How honest is too honest?  How daring is too daring? These are the provocative – in more ways than one – questions posed by the octet of scenes comprising fuckplays, produced in tandem by Working Man’s Clothes and The Thursday Problem.

fuckplays seeks to push the envelope not so much in terms of audience acceptance, but of the New York theatre scene’s support for edgy material.  The idea for this festival originated from Eric Sanders, artistic director of The Thursday Problem.  He thought about the places a theatre company could take a festival devoted to exploring an honest, sincere look at the many aspects of sex and sexual life and proposed the idea to colleague Cole Wimpee, one of the journeymen wearing multiple hats (as actor, director, and writer) in the several of the evening’s various short plays.

“Sex isn’t about the act of sex,” Wimpee explained. “It’s about ideas and expectations, the disconnect between the physical act and how it affects people emotionally and mentally.” Though there will be some nudity during the production, he avers that what will stick with the audience are the sexual frankness with which the characters interact. “The most shocking things are not what you see, but what you hear, the emotional things.”

Sanders, a creator and co-producer of fuckplays, thought the idea had an enormous amount of potential. “Porn and sex have merged so much in pop culture,” he said.  “This is a topic that inspires a visceral reaction, and we can really go there and push that.” “Off-Off-Broadway is the perfect place for something so intimate,” Sanders, a creator and co-producer of fuckplays said. “This show is not about shoving sex in anyone’s face.
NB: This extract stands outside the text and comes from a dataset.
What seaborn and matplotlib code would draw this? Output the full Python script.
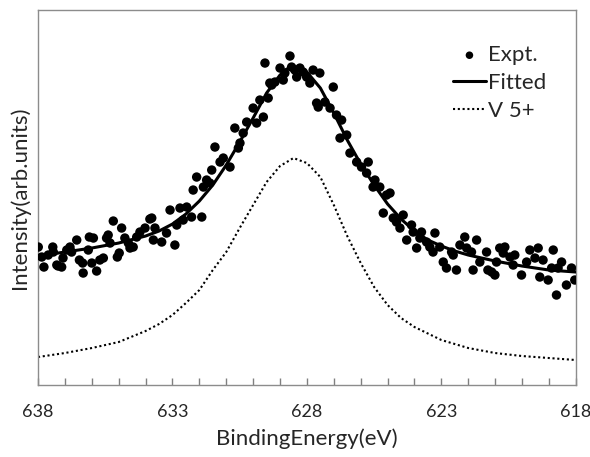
import numpy as np
import pandas as pd
import matplotlib
matplotlib.use('Agg')
import matplotlib.pyplot as plt
import seaborn as sns
from matplotlib.ticker import FixedLocator, MultipleLocator

# ---------------- data ----------------
expt_energy = [637.99, 637.86, 637.78, 637.62, 637.45, 637.43, 637.30, 637.25, 637.12, 637.07,
               636.93, 636.81, 636.75, 636.56, 636.46, 636.34, 636.32, 636.13, 636.09, 636.00,
               635.94, 635.82, 635.70, 635.57, 635.45, 635.39, 635.32, 635.20, 635.05, 634.98,
               634.89, 634.77, 634.64, 634.58, 634.46, 634.33, 634.21, 634.02, 633.84, 633.77,
               633.71, 633.65, 633.40, 633.22, 633.09, 632.91, 632.84, 632.72, 632.60, 632.47,
               632.29, 632.23, 632.10, 631.91, 631.85, 631.73, 631.61, 631.54, 631.42, 631.23,
               631.11, 630.86, 630.68, 630.55, 630.49, 630.37, 630.24, 630.00, 629.87, 629.75,
               629.62, 629.56, 629.44, 629.38, 629.31, 629.19, 629.00, 628.88, 628.82, 628.63,
               628.57, 628.45, 628.38, 628.26, 628.14, 628.01, 627.89, 627.77, 627.64, 627.58,
               627.52, 627.33, 627.14, 627.02, 626.90, 626.77, 626.71, 626.52, 626.40, 626.15,
               625.97, 625.78, 625.72, 625.54, 625.47, 625.29, 625.16, 625.04, 624.91, 624.79,
               624.67, 624.54, 624.42, 624.29, 624.11, 624.05, 623.92, 623.80, 623.74, 623.55,
               623.43, 623.31, 623.24, 623.06, 622.93, 622.81, 622.62, 622.56, 622.44, 622.31,
               622.13, 622.06, 621.88, 621.82, 621.69, 621.57, 621.32, 621.27, 621.13, 621.01,
               620.95, 620.83, 620.70, 620.64, 620.45, 620.33, 620.27, 620.02, 619.83, 619.71,
               619.52, 619.40, 619.34, 619.22, 619.03, 618.90, 618.84, 618.72, 618.66, 618.53,
               618.35, 618.16, 618.04]
expt_intensity = [138, 128, 118, 130, 138, 133, 120, 119, 118, 127,
                  135, 138, 133, 145, 125, 122, 112, 135, 148, 122,
                  147, 114, 125, 127, 147, 150, 142, 164, 128, 132,
                  157, 147, 142, 137, 138, 148, 153, 157, 166, 167,
                  145, 157, 143, 152, 175, 140, 160, 177, 165, 178,
                  168, 195, 208, 168, 198, 205, 202, 215, 238, 223,
                  227, 218, 257, 237, 242, 252, 263, 277, 262, 285,
                  268, 322, 287, 302, 300, 303, 317, 305, 312, 329,
                  318, 315, 308, 317, 313, 308, 302, 315, 282, 278,
                  312, 283, 277, 298, 270, 247, 265, 250, 232, 223,
                  218, 212, 223, 198, 205, 198, 172, 190, 192, 167,
                  163, 157, 170, 145, 160, 153, 137, 147, 153, 143,
                  138, 133, 152, 138, 123, 117, 133, 130, 115, 140,
                  148, 137, 133, 115, 145, 123, 133, 115, 113, 110,
                  123, 137, 132, 138, 128, 120, 130, 110, 123, 135,
                  127, 137, 108, 125, 105, 117, 135, 90, 117, 123,
                  100, 117, 105]

fit_energy = [638.0, 637.0, 636.0, 635.0, 634.0, 633.5, 633.0, 632.5, 632.0, 631.5,
              631.0, 630.5, 630.0, 629.5, 629.0, 628.75, 628.5, 628.25, 628.0, 627.5,
              627.0, 626.5, 626.0, 625.5, 625.0, 624.5, 624.0, 623.5, 623.0, 622.5,
              622.0, 621.0, 620.0, 619.0, 618.0]
fit_intensity = [129, 133, 137, 142, 149, 154, 161, 171, 184, 200,
                 220, 243, 267, 292, 310, 316, 318, 317, 313, 297,
                 272, 245, 221, 200, 181, 166, 154, 145, 139, 134,
                 130, 124, 119, 115, 113]

v5_energy = [638.0, 637.0, 636.0, 635.0, 634.0, 633.5, 633.0, 632.5, 632.0, 631.5,
             631.0, 630.5, 630.0, 629.5, 629.0, 628.5, 628.0, 627.5, 627.0, 626.5,
             626.0, 625.5, 625.0, 624.5, 624.0, 623.0, 622.0, 621.0, 620.0, 619.0,
             618.0]
v5_intensity = [28, 32, 37, 43, 54, 61, 70, 82, 95, 115,
                133, 157, 180, 203, 219, 227, 222, 208, 180, 149,
                122, 98, 80, 67, 58, 45, 37, 32, 29, 27,
                25]

tick_values = [638, 633, 628, 623, 618]
tick_labels = ['638', '633', '628', '623', '618']

expt = pd.DataFrame({'energy': expt_energy, 'intensity': expt_intensity})
fit = pd.DataFrame({'energy': fit_energy, 'intensity': fit_intensity})
v5 = pd.DataFrame({'energy': v5_energy, 'intensity': v5_intensity})

# ---------------- style ----------------
sns.set_style('white')
plt.rcParams['font.family'] = ['Lato', 'DejaVu Sans']

fig = plt.figure(figsize=(5.9, 4.57), dpi=100)
ax = fig.add_axes([0.0644, 0.1575, 0.9116, 0.8205])

sns.scatterplot(data=expt, x='energy', y='intensity', ax=ax, color='black',
                s=46, edgecolor='none', linewidth=0, label='Expt.', zorder=3)
sns.lineplot(data=fit, x='energy', y='intensity', ax=ax, color='black',
             linewidth=2.2, estimator=None, sort=False, label='Fitted', zorder=4)
sns.lineplot(data=v5, x='energy', y='intensity', ax=ax, color='black',
             linewidth=1.5, estimator=None, sort=False, label='V 5+',
             linestyle=(0, (1, 1.3)), zorder=2)

ax.set_xlim(638, 618)
ax.set_ylim(0, 375)
ax.set_yticks([])
ax.xaxis.set_major_locator(FixedLocator(tick_values))
ax.set_xticklabels(tick_labels)
ax.xaxis.set_minor_locator(MultipleLocator(1))
ax.tick_params(axis='x', which='both', direction='in', length=5, width=1,
               color='#808080', bottom=True, top=False, labelsize=13, pad=14)

for sp in ax.spines.values():
    sp.set_color('#8c8c8c')
    sp.set_linewidth(1)

ax.set_xlabel('BindingEnergy(eV)', fontsize=16, labelpad=6)
ax.set_ylabel('Intensity(arb.units)', fontsize=16, labelpad=6)

leg = ax.legend(loc='upper left', bbox_to_anchor=(0.734, 0.96), frameon=False,
                fontsize=16, handlelength=1.5, handletextpad=0.1,
                labelspacing=0.35, borderpad=0.4, markerscale=0.8)

fig.savefig('out.png', dpi=100)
We’re about having fun, not offending. We’re merely showing extreme examples of things that happen every day, often in private.”

Jared Culverhouse, an actor and member of Working Man’s Clothes was also excited by the plays “theme” but not at first. “I was reticent initially, he said. But when my immediate answer is no, I start thinking about it, and there’s a little voice in the back of my head going ‘Yes, yes, yes.’ Fear is a great motivator.”

Culverhouse, Sanders, Wimpee, director Isaac Byrne and playwright Bekah Brunstetter joined forces and commissioned entries from more than fifty playwrights to submit a play that somehow communicated what sex means to them. “There’s a broad spectrum of sex in today’s world,” Sanders said. “There were so many diverse, awesome plays.”  Culverhouse concurs: “The creative response was breathtaking.”  So much so, in fact, that the group upped their total number of plays selected from six to eight. Each play contains two to five characters, and runs anywhere from five to fifteen minutes, addressing such issues as fetishism, submission, and violence.